A lot of older shop networked tills and industrial systems still run bespoke versions of Windows XP.

If you are a criminal then an armed robbery of a bank will get you 5 years plus, selling drugs will easily get you 20 years+ and hacking computers to stealing identities, credit card details, using ransomware etc, etc to make lots of money will give you a 99.5% chance of never being caught and if you are one of the 0.5% your solicitor claims that little 'Johnny Hacker' has mental / personality issues and can't help it so if you are very unlucky you will get a 6-18 month's suspended sentence but more likely a conditional discharge.

Some of these cases have cost companies and victims millions of £££. Unsurprisingly, this along with counterfeit goods are these days, organised criminal gangs and individual criminals careers of choice and they are now some of the fastest-growing global industries.

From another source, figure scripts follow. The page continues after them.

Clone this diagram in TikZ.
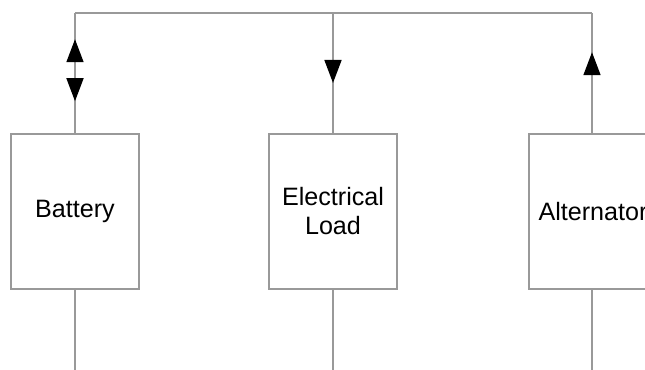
\documentclass[tikz,border=0pt]{standalone}
\usepackage{fontspec}
\setmainfont{Liberation Sans}
\usetikzlibrary{arrows.meta, decorations.markings}

\begin{document}
\begin{tikzpicture}[
  unit/.style={rectangle, draw=gray!80, line width=0.9pt, minimum width=2.56cm, minimum height=3.1cm, align=center, font=\fontsize{14.3}{16.5}\selectfont},
  wire/.style={draw=gray!80, line width=0.9pt},
  flow/.style={postaction={decorate, decoration={markings, mark=at position #1 with {\arrow[black]{Triangle[length=0.46cm, width=0.34cm]}}}}},
  backflow/.style={postaction={decorate, decoration={markings, mark=at position #1 with {\arrowreversed[black]{Triangle[length=0.46cm, width=0.34cm]}}}}}
]
  \useasboundingbox (0,0) rectangle (12.9,-7.4);

  \node[unit] (battery) at (1.5,-4.23) {Battery};
  \node[unit] (load) at (6.66,-4.23) {Electrical\\Load};
  \node[unit] (alternator) at (11.86,-4.23) {Alternator};

  % bus and ends
  \coordinate (bt) at (1.5,-0.26);
  \coordinate (lt) at (6.66,-0.26);
  \coordinate (at) at (11.84,-0.26);
  \coordinate (bb) at (1.5,-7.4);
  \coordinate (lb) at (6.66,-7.4);
  \coordinate (ab) at (11.84,-7.4);

  \draw[wire] (bt) -- (lt) -- (at);
  \draw[wire, flow=1.88cm, backflow=0.64cm] (battery.north) -- (bt);
  \draw[wire, flow=1.4cm] (lt) -- (load.north);
  \draw[wire, flow=1.62cm] (alternator.north -| at) -- (at);

  \draw[wire] (battery.south) -- (bb);
  \draw[wire] (load.south) -- (lb);
  \draw[wire] (alternator.south -| ab) -- (ab);
\end{tikzpicture}
\end{document}
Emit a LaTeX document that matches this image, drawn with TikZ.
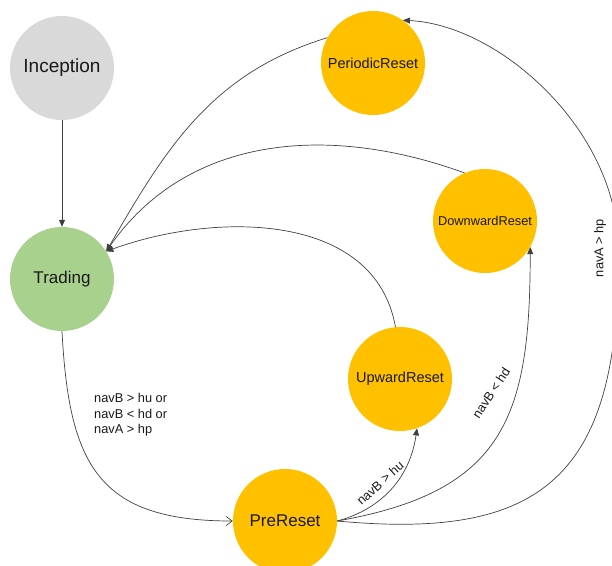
\documentclass[tikz,border=0pt]{standalone}
\usepackage{fontspec}
\setmainfont{Liberation Sans}
\usetikzlibrary{arrows.meta}
\definecolor{stategray}{HTML}{D9D9D9}
\definecolor{stategreen}{HTML}{A9D18E}
\definecolor{stateorange}{HTML}{FFC000}
\begin{document}
\begin{tikzpicture}[x=1pt, y=1pt,
    state/.style={circle, minimum size=104pt, inner sep=0pt, text=black!90},
    big/.style={font=\fontsize{17}{19}\selectfont},
    small/.style={font=\fontsize{14.5}{16}\selectfont},
    edge/.style={line width=0.7pt, draw=black!75},
    tip/.style={-{Triangle[length=7pt, width=6pt]}},
    lbl/.style={font=\fontsize{12.8}{15.5}\selectfont, text=black!90, inner sep=0pt}]
    \useasboundingbox (0,0) rectangle (612,-565);

    \node[state, fill=stategray, font=\fontsize{19}{21}\selectfont] (inception) at (62,-68) {Inception};
    \node[state, big, fill=stategreen] (trading) at (62,-279) {Trading};
    \node[state, small, fill=stateorange] (periodic) at (373,-63) {PeriodicReset};
    \node[state, fill=stateorange, font=\fontsize{12.8}{14}\selectfont] (downward) at (485,-221) {DownwardReset};
    \node[state, small, fill=stateorange] (upward) at (400,-379) {UpwardReset};
    \node[state, big, fill=stateorange] (prereset) at (285,-521) {PreReset};

    \draw[edge, tip] (inception) -- (trading);
    \draw[edge, -{Straight Barb[length=6pt, width=9pt]}] (trading.south) to[out=-87, in=180, looseness=1.35] (prereset.west);
    \node[lbl, anchor=west, align=left] (resetcond) at (94,-415) {navB > hu or\\navB < hd or\\navA > hp};

    % from PreReset
    \draw[edge, tip] (prereset.east) to[out=15, in=-98] (upward.-71);
    \draw[edge, tip] (prereset.east) to[out=10, in=-90, looseness=1.3] (downward.-30);
    \draw[edge, tip] (prereset.east) .. controls (540,-540) and (622,-480) .. (618,-245)
        .. controls (616,-130) and (500,-25) .. (periodic.55);
    \node[lbl, rotate=42] (upcond) at (380,-483) {navB > hu};
    \node[lbl, rotate=57] (downcond) at (491,-393) {navB < hd};
    \node[lbl, rotate=90] (periodcond) at (600,-248) {navA > hp};

    % back to Trading
    \draw[edge, tip] (periodic.151) to[out=197, in=60] (trading.32);
    \draw[edge, tip] (downward.113) to[out=160, in=55] (trading.32);
    \draw[edge, tip] (upward.95) to[out=100, in=20] (trading.32);
\end{tikzpicture}
\end{document}
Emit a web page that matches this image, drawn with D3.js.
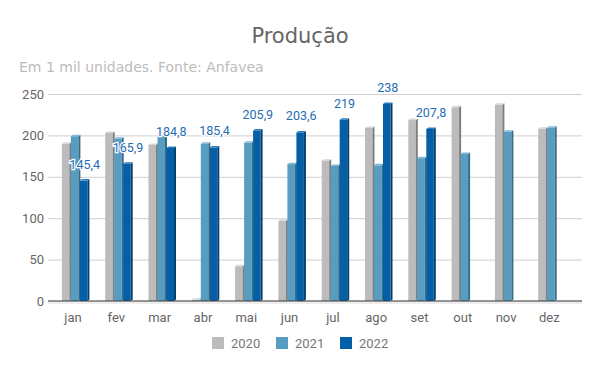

Until politicians start taking criminals that like to call themselves hackers seriously, then the current average 200 million attacks per year, and growing, the average website receives will continue. You only have to go and look at your server logs to realise automated hacker tools are constantly bombarding you 24 hours a day looking for vulnerabilities.

Personally, I would like to see any attack on any IT system unless you are a licenced security hacker and have the website owners permission made a serious criminal offence. Would we put up with criminals attacking and testing our local bank's physical security 24/7, no and nor should society have to put up with this happening with impunity on our electronic systems. There is also much that the government can do to make the tracing of any attacks by the police much easier. A low-level cheap punishment would be to ban the criminal from using a computer, tablet, smartphone and having or using any Internet connection for x months as a first sentence and then escalate as required with subsequent offences.

The stealing of identities, card details, compromising photographs, infidelity website account details etc, etc is not a victimless crime and in the worst cases, it has resulted in people dying, as some might with these postponed NHS operations.

Will our politicians use these latest attacks as one of many recent global tsunamis of attacks over the last 12 months as a wake-up call, I won't be holding my breath?